▶ Stated problem
Extract every line below that contains the word "this".

▶ Figure scripts
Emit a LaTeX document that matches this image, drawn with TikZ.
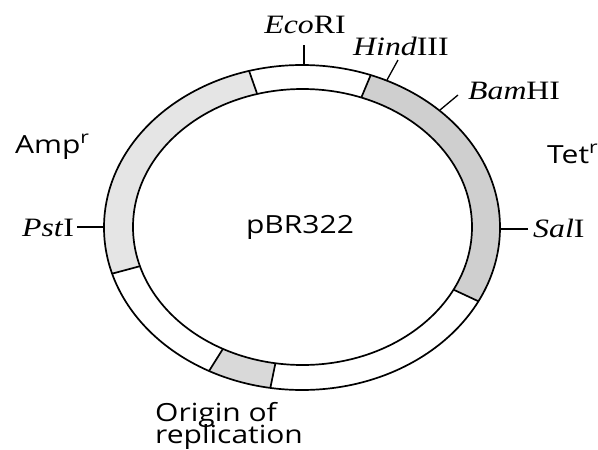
\documentclass[tikz,border=0pt]{standalone}
\usepackage{fontspec}
\usepackage{graphicx}
% Enzyme names: Liberation Serif, gene names: Open Sans, both widened
\newfontfamily\sitefamily{Liberation Serif}[FakeStretch=1.2]
\newfontfamily\genefamily{Open Sans}[FakeStretch=1.2]
% allow tightly set two-line labels
\lineskiplimit=-100pt\relax

\tikzset{
  ringedge/.style={line width=1.7pt},
  sitetick/.style={line width=1.3pt},
  ampfill/.style={fill=black!10},
  tetfill/.style={fill=black!19},
  orifill/.style={fill=black!15},
  sitelabel/.style={inner sep=0pt, font=\sitefamily\fontsize{26.5}{30}\selectfont},
  genelabel/.style={inner sep=0pt, font=\genefamily\fontsize{25}{22}\selectfont},
}

% shaded band of the plasmid ring between two parameter angles
\newcommand\ringband[3]{%
  \fill[#3] plot[domain=#1:#2,samples=60] ({302+198*cos(\x)},{227.5+162.5*sin(\x)})
    -- plot[domain=#2:#1,samples=60] ({302.5+169.5*cos(\x)},{227+138*sin(\x)}) -- cycle;}

\begin{document}
\begin{tikzpicture}[x=1pt,y=-1pt]
\useasboundingbox (0,0) rectangle (598,450);

% gene regions
\ringband{163.5}{254.5}{ampfill}
\ringband{290.3}{387}{tetfill}
\ringband{99.2}{118}{orifill}

% ring outlines
\draw[ringedge] (302,227.5) ellipse [x radius=198, y radius=162.5];
\draw[ringedge] (302.5,227) ellipse [x radius=169.5, y radius=138];
\foreach \a in {-105.5,-69.7,27,99.2,118,163.5}
  \draw[ringedge] ({302+198*cos(\a)},{227.5+162.5*sin(\a)}) -- ({302.5+169.5*cos(\a)},{227+138*sin(\a)});

% labels
\node[sitelabel, anchor=base] (eco) at (305,33) {\textit{Eco}RI};
\node[sitelabel, anchor=base west] (hind) at (353,55) {\textit{Hind}III};
\node[sitelabel, anchor=base west] (bam) at (468,99) {\textit{Bam}HI};
\node[sitelabel, anchor=base west] (sal) at (533,237) {\textit{Sal}I};
\node[sitelabel, anchor=base west] (pst) at (22,236) {\textit{Pst}I};
\node[genelabel, anchor=base west] (amp) at (15,153) {Amp\textsuperscript{r}};
\node[genelabel, anchor=base west] (tet) at (547,163) {Tet\textsuperscript{r}};
\node[genelabel, anchor=base] (plasmid) at (300,233) {pBR322};
\node[genelabel, anchor=base west, align=left] (ori) at (155,443) {Origin of\\replication};

% restriction site ticks
\coordinate (ecoTick) at (304,45);  \coordinate (ecoSite) at (304,65);
\coordinate (hindTick) at (398,60); \coordinate (hindSite) at (387,80);
\coordinate (bamTick) at (458,95);  \coordinate (bamSite) at (440,110);
\coordinate (salTick) at (528,229); \coordinate (salSite) at (500,229);
\coordinate (pstTick) at (77,227);  \coordinate (pstSite) at (104,227);
\draw[sitetick] (ecoTick) -- (ecoSite);
\draw[sitetick] (hindTick) -- (hindSite);
\draw[sitetick] (bamTick) -- (bamSite);
\draw[sitetick] (salTick) -- (salSite);
\draw[sitetick] (pstTick) -- (pstSite);
\end{tikzpicture}
\end{document}
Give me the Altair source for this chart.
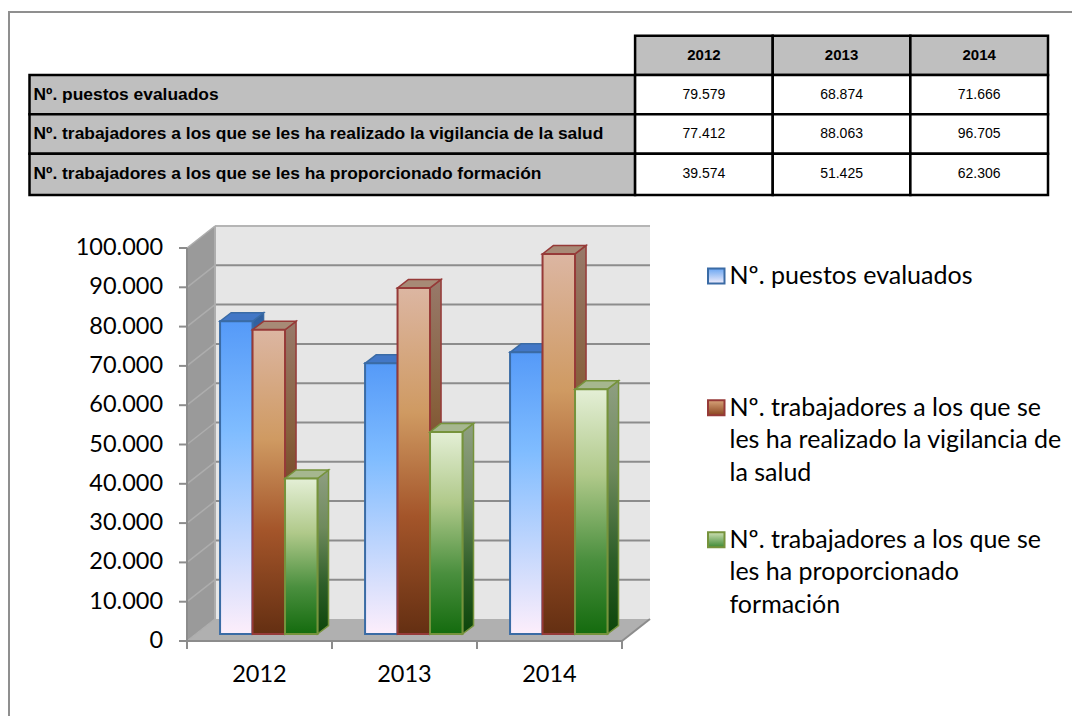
import altair as alt
import pandas as pd

years = ["2012", "2013", "2014"]
series = [
    "Nº. puestos evaluados",
    "Nº. trabajadores a los que se les ha realizado la vigilancia de la salud",
    "Nº. trabajadores a los que se les ha proporcionado formación",
]
puestos = [79579, 68874, 71666]
vigilancia = [77412, 88063, 96705]
formacion = [39574, 51425, 62306]
values = [puestos, vigilancia, formacion]
cell_text = [["79.579", "68.874", "71.666"], ["77.412", "88.063", "96.705"], ["39.574", "51.425", "62.306"]]
ticks = list(range(0, 100001, 10000))
tick_labels = ["0", "10.000", "20.000", "30.000", "40.000", "50.000", "60.000", "70.000", "80.000", "90.000", "100.000"]

legend_lines = [
    ("Nº. puestos evaluados", 0.0),
    ("Nº. trabajadores a los que se", 4.03),
    ("les ha realizado la vigilancia de", 5.03),
    ("la salud", 6.03),
    ("Nº. trabajadores a los que se", 8.07),
    ("les ha proporcionado", 9.07),
    ("formación", 10.07),
]
legend_marks = [0.0, 4.03, 8.07]

W, H = 1064, 708


def grad(*stops):
    return {
        "gradient": "linear", "x1": 0, "y1": 0, "x2": 0, "y2": 1,
        "stops": [{"offset": o, "color": c} for o, c in stops],
    }


front = [
    grad((0, "#559af8"), (0.35, "#7fbcff"), (1, "#fdeefb")),
    grad((0, "#dcb6a2"), (0.36, "#cf9a62"), (0.66, "#a4552a"), (1, "#642f12")),
    grad((0, "#e4efd6"), (0.35, "#b0c98a"), (0.7, "#4a8f3e"), (1, "#146b0e")),
]
side = [
    grad((0, "#2f5f9e"), (1, "#8a9dbd")),
    grad((0, "#98796a"), (0.36, "#87603c"), (0.66, "#6d3a1c"), (1, "#43200c")),
    grad((0, "#8f9f82"), (0.35, "#6f8a5c"), (0.7, "#2e5e28"), (1, "#0c450a")),
]
top_fill = ["#4277c6", "#a78a76", "#a6b78f"]
edge = ["#3a6ba5", "#963a38", "#76933c"]
legend_fill = [
    grad((0, "#6aa6f2"), (1, "#f2eefb")),
    grad((0, "#d8a47a"), (1, "#8a4520")),
    grad((0, "#cfe0b4"), (1, "#3f8a35")),
]

# ---- 3D chart: units are category widths on x and counts on y
x_sc = alt.Scale(domain=[0, 3], range=[179, 614], nice=False, zero=False)
y_sc = alt.Scale(domain=[0, 100000], range=[633, 240], nice=False, zero=False)
wall_dx, wall_dy = 0.193, 5600
base_v = 1780
bar_w, bar_start = 0.224, 0.228
bar_dx, bar_dy = 0.076, 2160
tick_dx, tick_dy = 0.055, 2035


def X(f="x"):
    return alt.X(f"{f}:Q", scale=x_sc, axis=None, title=None)


def Y(f="y"):
    return alt.Y(f"{f}:Q", scale=y_sc, axis=None, title=None)


def vertical_area(df, **mark):
    return alt.Chart(df).mark_area(orient="vertical", **mark).encode(
        x=X(), y=Y(), y2=alt.Y2("y2:Q"), detail="id:N")


def horizontal_area(df, **mark):
    return alt.Chart(df).mark_area(orient="horizontal", **mark).encode(
        y=Y(), x=X(), x2=alt.X2("x2:Q"), detail="id:N")


wall = alt.Chart(pd.DataFrame([{"x": wall_dx, "x2": 3 + wall_dx, "y": wall_dy, "y2": 100000 + wall_dy}])).mark_rect(
    fill="#e6e6e6").encode(x=X(), x2="x2:Q", y=Y(), y2="y2:Q")
left_wall = vertical_area(pd.DataFrame([
    {"id": 0, "x": 0, "y": 0, "y2": 100000},
    {"id": 0, "x": wall_dx, "y": wall_dy, "y2": 100000 + wall_dy},
]), fill="#9a9a9a")
floor = horizontal_area(pd.DataFrame([
    {"id": 0, "y": 0, "x": 0, "x2": 3},
    {"id": 0, "y": wall_dy, "x": wall_dx, "x2": 3 + wall_dx},
]), fill="#b0b0b0")

grid = alt.Chart(pd.DataFrame([
    {"x": wall_dx, "x2": 3 + wall_dx, "y": t + wall_dy} for t in ticks[1:]
])).mark_rule(color="#8c8c8c", strokeWidth=2).encode(x=X(), x2="x2:Q", y=Y())
wall_top = alt.Chart(pd.DataFrame([
    {"x": wall_dx, "x2": 3 + wall_dx, "y": 100000 + wall_dy}
])).mark_rule(color="#b5b5b5", strokeWidth=2).encode(x=X(), x2="x2:Q", y=Y())
wall_edge = alt.Chart(pd.DataFrame([
    {"x": wall_dx, "y": 0 + wall_dy, "y2": 100000 + wall_dy}
])).mark_rule(color="#adadad", strokeWidth=2).encode(x=X(), y=Y(), y2="y2:Q")

diag_rows = []
for t in ticks:
    diag_rows.append({"id": t, "x": 0, "y": t})
    diag_rows.append({"id": t, "x": wall_dx, "y": t + wall_dy})
diagonals = alt.Chart(pd.DataFrame(diag_rows)).mark_line(color="#adadad", strokeWidth=1.5).encode(
    x=X(), y=Y(), detail="id:N")

floor_edge = alt.Chart(pd.DataFrame([
    {"x": 3, "y": 0}, {"x": 3 + wall_dx, "y": wall_dy}
])).mark_line(color="#8c8c8c", strokeWidth=2).encode(x=X(), y=Y())

# hand-built axes, because a native axis did not render inside an independently scaled layer
axis_color = "#8c8c8c"
y_domain = alt.Chart(pd.DataFrame([{"x": 0, "y": 0, "y2": 100000}])).mark_rule(
    color=axis_color, strokeWidth=2).encode(x=X(), y=Y(), y2="y2:Q")
x_domain = alt.Chart(pd.DataFrame([{"x": 0, "x2": 3, "y": 0}])).mark_rule(
    color=axis_color, strokeWidth=2).encode(x=X(), x2="x2:Q", y=Y())
y_ticks = alt.Chart(pd.DataFrame({"x": [-tick_dx] * len(ticks), "x2": [0] * len(ticks), "y": ticks})).mark_rule(
    color=axis_color, strokeWidth=2).encode(x=X(), x2="x2:Q", y=Y())
x_ticks = alt.Chart(pd.DataFrame({"x": [0, 1, 2, 3], "y": [-tick_dy] * 4, "y2": [0] * 4})).mark_rule(
    color=axis_color, strokeWidth=2).encode(x=X(), y=Y(), y2="y2:Q")
y_labels = alt.Chart(pd.DataFrame({"x": [-tick_dx] * len(ticks), "y": ticks, "t": tick_labels})).mark_text(
    font="Lato", fontSize=23.5, color="#000000", align="right", dx=-16).encode(x=X(), y=Y(), text="t:N")
year_labels = alt.Chart(pd.DataFrame({"x": [0.5, 1.5, 2.5], "y": [0, 0, 0], "t": years})).mark_text(
    font="Lato", fontSize=23.5, color="#000000", dy=34).encode(x=X(), y=Y(), text="t:N")

chart_layers = [wall, left_wall, floor, grid, wall_top, wall_edge, diagonals, floor_edge,
                y_domain, x_domain, y_ticks, x_ticks, y_labels, year_labels]

for s, vals in enumerate(values):
    sides, tops, fronts = [], [], []
    for i, v in enumerate(vals):
        xl = i + bar_start + s * bar_w
        xr = xl + bar_w
        top = v + base_v
        sides += [
            {"id": i, "x": xr, "y": base_v, "y2": top},
            {"id": i, "x": xr + bar_dx, "y": base_v + bar_dy, "y2": top + bar_dy},
        ]
        tops += [
            {"id": i, "y": top, "x": xl, "x2": xr},
            {"id": i, "y": top + bar_dy, "x": xl + bar_dx, "x2": xr + bar_dx},
        ]
        fronts.append({"x": xl, "x2": xr, "y": base_v, "y2": top})
    chart_layers.append(vertical_area(pd.DataFrame(sides), fill=side[s], stroke=edge[s], strokeWidth=1.5))
    chart_layers.append(horizontal_area(pd.DataFrame(tops), fill=top_fill[s], stroke=edge[s], strokeWidth=1.5))
    chart_layers.append(alt.Chart(pd.DataFrame(fronts)).mark_rect(fill=front[s], stroke=edge[s], strokeWidth=2).encode(
        x=X(), x2="x2:Q", y=Y(), y2="y2:Q"))
chart3d = alt.layer(*chart_layers)

# ---- table: x in value-column widths (label column to the left of 0), y in rows
tx = alt.Scale(domain=[-4.4, 3], range=[21.5, 1040], nice=False, zero=False)
ty = alt.Scale(domain=[0, 4], range=[27.7, 185], nice=False, zero=False)
row_edges = [0, 1, 2, 3, 4.05]

cells = []
for c in range(3):
    cells.append({"x": c, "x2": c + 1, "y": 0, "y2": 1, "fill": "#bfbfbf"})
for r in range(3):
    cells.append({"x": -4.4, "x2": 0, "y": row_edges[r + 1], "y2": row_edges[r + 2], "fill": "#bfbfbf"})
    for c in range(3):
        cells.append({"x": c, "x2": c + 1, "y": row_edges[r + 1], "y2": row_edges[r + 2], "fill": "#ffffff"})
table_rect = alt.Chart(pd.DataFrame(cells)).mark_rect(stroke="#000000", strokeWidth=2.5).encode(
    x=alt.X("x:Q", scale=tx, axis=None), x2="x2:Q",
    y=alt.Y("y:Q", scale=ty, axis=None), y2="y2:Q",
    fill=alt.Fill("fill:N", scale=None),
)

head = alt.Chart(pd.DataFrame({"x": [0.5, 1.5, 2.5], "y": [0.5] * 3, "t": years})).mark_text(
    font="Liberation Sans", fontWeight="bold", fontSize=15, color="#000000").encode(
    x=alt.X("x:Q", scale=tx, axis=None), y=alt.Y("y:Q", scale=ty, axis=None), text="t:N")
row_labels = alt.Chart(pd.DataFrame({"x": [-4.4] * 3, "y": [1.5, 2.5, 3.52], "t": series})).mark_text(
    font="Liberation Sans", fontWeight="bold", fontSize=17.4, color="#000000", align="left", dx=4).encode(
    x=alt.X("x:Q", scale=tx, axis=None), y=alt.Y("y:Q", scale=ty, axis=None), text="t:N")
cell_rows = []
for r in range(3):
    for c in range(3):
        cell_rows.append({"x": c + 0.5, "y": [1.5, 2.5, 3.52][r], "t": cell_text[r][c]})
cell_labels = alt.Chart(pd.DataFrame(cell_rows)).mark_text(
    font="Liberation Sans", fontSize=14, color="#000000").encode(
    x=alt.X("x:Q", scale=tx, axis=None), y=alt.Y("y:Q", scale=ty, axis=None), text="t:N")
table = alt.layer(table_rect, head, row_labels, cell_labels)

# ---- legend: x in swatch widths, y in text lines
lx = alt.Scale(domain=[0, 1], range=[700, 716.5], nice=False, zero=False)
ly = alt.Scale(domain=[0, 10.07], range=[268, 597], nice=False, zero=False)
legend_layers = []
for s, pos in enumerate(legend_marks):
    legend_layers.append(
        alt.Chart(pd.DataFrame([{"x": 0, "x2": 1, "c": pos}])).mark_rect(
            fill=legend_fill[s], stroke=edge[s], strokeWidth=2, height=15).encode(
            x=alt.X("x:Q", scale=lx, axis=None), x2="x2:Q", y=alt.Y("c:Q", scale=ly, axis=None))
    )
legend_layers.append(
    alt.Chart(pd.DataFrame([{"x": 1, "y": p, "t": t} for t, p in legend_lines])).mark_text(
        font="Lato", fontSize=25, color="#000000", align="left", dx=5).encode(
        x=alt.X("x:Q", scale=lx, axis=None), y=alt.Y("y:Q", scale=ly, axis=None), text="t:N")
)
legend = alt.layer(*legend_layers)

# ---- frame
frame_top = alt.Chart(pd.DataFrame({"a": [0]})).mark_rule(color="#8f8f8f", strokeWidth=2).encode(
    x=alt.value(0), x2=alt.value(W), y=alt.value(4))
frame_left = alt.Chart(pd.DataFrame({"a": [0]})).mark_rule(color="#8f8f8f", strokeWidth=2).encode(
    x=alt.value(1), y=alt.value(4), y2=alt.value(H))

chart = alt.layer(frame_top, frame_left, table, chart3d, legend).resolve_scale(
    x="independent", y="independent"
).properties(
    width=W, height=H, padding=0, background="#ffffff",
    autosize=alt.AutoSizeParams(type="none"),
).configure_view(stroke=None)

chart.save("out.html", embed_options={"renderer": "svg", "actions": False})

▶ The output
Emit a LaTeX document that matches this image, drawn with TikZ.
Give me the Altair source for this chart.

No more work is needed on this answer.